>> START SOURCE MATERIAL

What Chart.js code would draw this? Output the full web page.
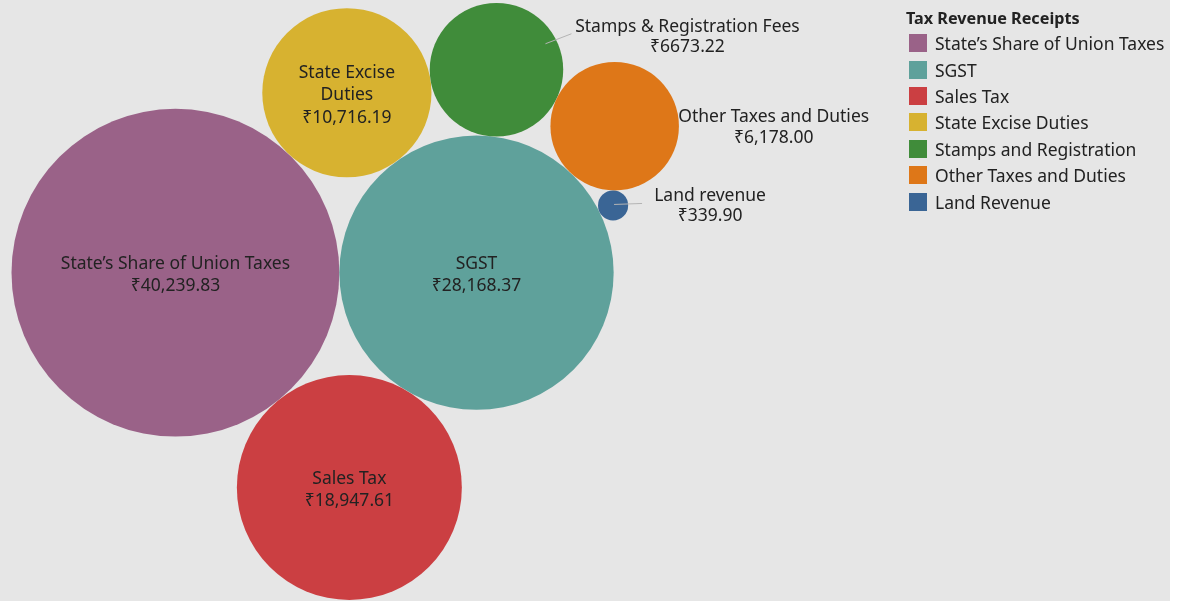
<!DOCTYPE html>
<html>
<head>
<meta charset="utf-8">
<script src="https://cdn.jsdelivr.net/npm/chart.js@4"></script>
<style>
  body { margin: 0; background: #fff; font-family: "Noto Sans", sans-serif; }
  #wrap { position: relative; width: 1170px; height: 601px; background: #e6e6e6; }
  #legend { position: absolute; left: 906px; top: 7px; color: #222; font-size: 17.5px; }
  #legend .title { font-weight: bold; font-size: 16.2px; margin-bottom: 1px; }
  #legend .item { display: flex; align-items: center; height: 26.4px; }
  #legend .sw { width: 18px; height: 18px; margin: 0 8px 0 3px; }
</style>
</head>
<body>
<div id="wrap">
  <canvas id="chart" width="1170" height="601"></canvas>
  <div id="legend"></div>
</div>
<script>
// tax revenue receipts (₹ crore)
const categories = ['State\u2019s Share of Union Taxes', 'SGST', 'Sales Tax', 'State Excise Duties',
                    'Stamps and Registration', 'Other Taxes and Duties', 'Land Revenue'];
const values = [40239.83, 28168.37, 18947.61, 10716.19, 6673.22, 6178.00, 339.90];
// text shown on / next to the bubbles
const bubbleNames = [['State\u2019s Share of Union Taxes'], ['SGST'], ['Sales Tax'], ['State Excise', 'Duties'],
                     ['Stamps & Registration Fees'], ['Other Taxes and Duties'], ['Land revenue']];
const valueLabels = ['\u20b940,239.83', '\u20b928,168.37', '\u20b918,947.61', '\u20b910,716.19',
                     '\u20b96673.22', '\u20b96,178.00', '\u20b9339.90'];
const colors = ['#9a6288', '#5fa19b', '#cb3f42', '#d7b230', '#408c3a', '#de7718', '#3a6595'];

// labels that sit outside their bubble (offsets from bubble centre, px)
const outsideLabels = {
    4: { dx: 191, dy: -35, line: [49, -26, 75, -36] },
    5: { dx: 159, dy: -1 },
    6: { dx: 97, dy: -2, line: [1, -1, 29, -2] }
};

const W = 1170, H = 601;

// place c touching a and b, on the left of a->b (y down)
function placeTangent(a, b, c) {
    const dx = b.x - a.x, dy = b.y - a.y, d = Math.hypot(dx, dy);
    const ra = a.r + c.r, rb = b.r + c.r;
    const t = (d * d + ra * ra - rb * rb) / (2 * d);
    const h = Math.sqrt(Math.max(0, ra * ra - t * t));
    c.x = a.x + (t * dx + h * dy) / d;
    c.y = a.y + (t * dy - h * dx) / d;
}

// simple front-chain packing: first two side by side, third under them,
// the rest spiral round the second one
function packBubbles(vals) {
    const c = vals.map(v => ({ r: Math.sqrt(v), x: 0, y: 0 }));
    c[0].x = -c[1].r; c[1].x = c[0].r;
    placeTangent(c[1], c[0], c[2]);
    let a = c[0];
    const b = c[1];
    for (let i = 3; i < c.length; i++) {
        placeTangent(a, b, c[i]);
        a = c[i];
    }
    // fit into the view
    const minX = Math.min(...c.map(p => p.x - p.r));
    const minY = Math.min(...c.map(p => p.y - p.r));
    const maxY = Math.max(...c.map(p => p.y + p.r));
    const s = (H - 4) / (maxY - minY);
    return c.map(p => ({ x: 11.5 + (p.x - minX) * s, y: 3 + (p.y - minY) * s, r: p.r * s }));
}

const bubbles = packBubbles(values);

const labelPlugin = {
    id: 'bubbleLabels',
    afterDatasetsDraw(chart) {
        const ctx = chart.ctx;
        const meta = chart.getDatasetMeta(0);
        ctx.save();
        ctx.font = '17.5px "Noto Sans"';
        ctx.textAlign = 'center';
        ctx.textBaseline = 'middle';
        meta.data.forEach((el, i) => {
            const lines = bubbleNames[i].concat(valueLabels[i]);
            let cx = el.x, cy = el.y + 2.5, lh = 22.5;
            const out = outsideLabels[i];
            if (out) {
                if (out.line) {
                    ctx.strokeStyle = '#b4b4b4';
                    ctx.lineWidth = 1;
                    ctx.beginPath();
                    ctx.moveTo(el.x + out.line[0], el.y + out.line[1]);
                    ctx.lineTo(el.x + out.line[2], el.y + out.line[3]);
                    ctx.stroke();
                }
                cx += out.dx; cy += out.dy;
                lh = 20.5;
            }
            ctx.fillStyle = '#222';
            const top = cy - (lines.length - 1) * lh / 2;
            lines.forEach((t, j) => ctx.fillText(t, cx, top + j * lh));
        });
        ctx.restore();
    }
};

new Chart(document.getElementById('chart'), {
    type: 'bubble',
    data: {
        labels: categories,
        datasets: [{
            data: bubbles,
            backgroundColor: colors,
            hoverBackgroundColor: colors,
            borderWidth: 0,
            hoverBorderWidth: 0,
            clip: false
        }]
    },
    options: {
        responsive: false,
        animation: false,
        layout: { padding: 0, autoPadding: false },
        scales: {
            x: { display: false, min: 0, max: W },
            y: { display: false, min: 0, max: H, reverse: true }
        },
        plugins: {
            legend: { display: false },
            tooltip: { enabled: false }
        }
    },
    plugins: [labelPlugin]
});

// legend
const legendEl = document.getElementById('legend');
legendEl.innerHTML = '<div class="title">Tax Revenue Receipts</div>' +
    categories.map((c, i) => `<div class="item"><span class="sw" style="background:${colors[i]}"></span>${c}</div>`).join('');
</script>
</body>
</html>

>> END SOURCE MATERIAL

(REQUIREMENT):
Repeat verbatim all the material, but not the pictures.

(RESPONSE TO THIS TASK):
What Chart.js code would draw this? Output the full web page.
<!DOCTYPE html>
<html>
<head>
<meta charset="utf-8">
<script src="https://cdn.jsdelivr.net/npm/chart.js@4"></script>
<style>
  body { margin: 0; background: #fff; font-family: "Noto Sans", sans-serif; }
  #wrap { position: relative; width: 1170px; height: 601px; background: #e6e6e6; }
  #legend { position: absolute; left: 906px; top: 7px; color: #222; font-size: 17.5px; }
  #legend .title { font-weight: bold; font-size: 16.2px; margin-bottom: 1px; }
  #legend .item { display: flex; align-items: center; height: 26.4px; }
  #legend .sw { width: 18px; height: 18px; margin: 0 8px 0 3px; }
</style>
</head>
<body>
<div id="wrap">
  <canvas id="chart" width="1170" height="601"></canvas>
  <div id="legend"></div>
</div>
<script>
// tax revenue receipts (₹ crore)
const categories = ['State\u2019s Share of Union Taxes', 'SGST', 'Sales Tax', 'State Excise Duties',
                    'Stamps and Registration', 'Other Taxes and Duties', 'Land Revenue'];
const values = [40239.83, 28168.37, 18947.61, 10716.19, 6673.22, 6178.00, 339.90];
// text shown on / next to the bubbles
const bubbleNames = [['State\u2019s Share of Union Taxes'], ['SGST'], ['Sales Tax'], ['State Excise', 'Duties'],
                     ['Stamps & Registration Fees'], ['Other Taxes and Duties'], ['Land revenue']];
const valueLabels = ['\u20b940,239.83', '\u20b928,168.37', '\u20b918,947.61', '\u20b910,716.19',
                     '\u20b96673.22', '\u20b96,178.00', '\u20b9339.90'];
const colors = ['#9a6288', '#5fa19b', '#cb3f42', '#d7b230', '#408c3a', '#de7718', '#3a6595'];

// labels that sit outside their bubble (offsets from bubble centre, px)
const outsideLabels = {
    4: { dx: 191, dy: -35, line: [49, -26, 75, -36] },
    5: { dx: 159, dy: -1 },
    6: { dx: 97, dy: -2, line: [1, -1, 29, -2] }
};

const W = 1170, H = 601;

// place c touching a and b, on the left of a->b (y down)
function placeTangent(a, b, c) {
    const dx = b.x - a.x, dy = b.y - a.y, d = Math.hypot(dx, dy);
    const ra = a.r + c.r, rb = b.r + c.r;
    const t = (d * d + ra * ra - rb * rb) / (2 * d);
    const h = Math.sqrt(Math.max(0, ra * ra - t * t));
    c.x = a.x + (t * dx + h * dy) / d;
    c.y = a.y + (t * dy - h * dx) / d;
}

// simple front-chain packing: first two side by side, third under them,
// the rest spiral round the second one
function packBubbles(vals) {
    const c = vals.map(v => ({ r: Math.sqrt(v), x: 0, y: 0 }));
    c[0].x = -c[1].r; c[1].x = c[0].r;
    placeTangent(c[1], c[0], c[2]);
    let a = c[0];
    const b = c[1];
    for (let i = 3; i < c.length; i++) {
        placeTangent(a, b, c[i]);
        a = c[i];
    }
    // fit into the view
    const minX = Math.min(...c.map(p => p.x - p.r));
    const minY = Math.min(...c.map(p => p.y - p.r));
    const maxY = Math.max(...c.map(p => p.y + p.r));
    const s = (H - 4) / (maxY - minY);
    return c.map(p => ({ x: 11.5 + (p.x - minX) * s, y: 3 + (p.y - minY) * s, r: p.r * s }));
}

const bubbles = packBubbles(values);

const labelPlugin = {
    id: 'bubbleLabels',
    afterDatasetsDraw(chart) {
        const ctx = chart.ctx;
        const meta = chart.getDatasetMeta(0);
        ctx.save();
        ctx.font = '17.5px "Noto Sans"';
        ctx.textAlign = 'center';
        ctx.textBaseline = 'middle';
        meta.data.forEach((el, i) => {
            const lines = bubbleNames[i].concat(valueLabels[i]);
            let cx = el.x, cy = el.y + 2.5, lh = 22.5;
            const out = outsideLabels[i];
            if (out) {
                if (out.line) {
                    ctx.strokeStyle = '#b4b4b4';
                    ctx.lineWidth = 1;
                    ctx.beginPath();
                    ctx.moveTo(el.x + out.line[0], el.y + out.line[1]);
                    ctx.lineTo(el.x + out.line[2], el.y + out.line[3]);
                    ctx.stroke();
                }
                cx += out.dx; cy += out.dy;
                lh = 20.5;
            }
            ctx.fillStyle = '#222';
            const top = cy - (lines.length - 1) * lh / 2;
            lines.forEach((t, j) => ctx.fillText(t, cx, top + j * lh));
        });
        ctx.restore();
    }
};

new Chart(document.getElementById('chart'), {
    type: 'bubble',
    data: {
        labels: categories,
        datasets: [{
            data: bubbles,
            backgroundColor: colors,
            hoverBackgroundColor: colors,
            borderWidth: 0,
            hoverBorderWidth: 0,
            clip: false
        }]
    },
    options: {
        responsive: false,
        animation: false,
        layout: { padding: 0, autoPadding: false },
        scales: {
            x: { display: false, min: 0, max: W },
            y: { display: false, min: 0, max: H, reverse: true }
        },
        plugins: {
            legend: { display: false },
            tooltip: { enabled: false }
        }
    },
    plugins: [labelPlugin]
});

// legend
const legendEl = document.getElementById('legend');
legendEl.innerHTML = '<div class="title">Tax Revenue Receipts</div>' +
    categories.map((c, i) => `<div class="item"><span class="sw" style="background:${colors[i]}"></span>${c}</div>`).join('');
</script>
</body>
</html>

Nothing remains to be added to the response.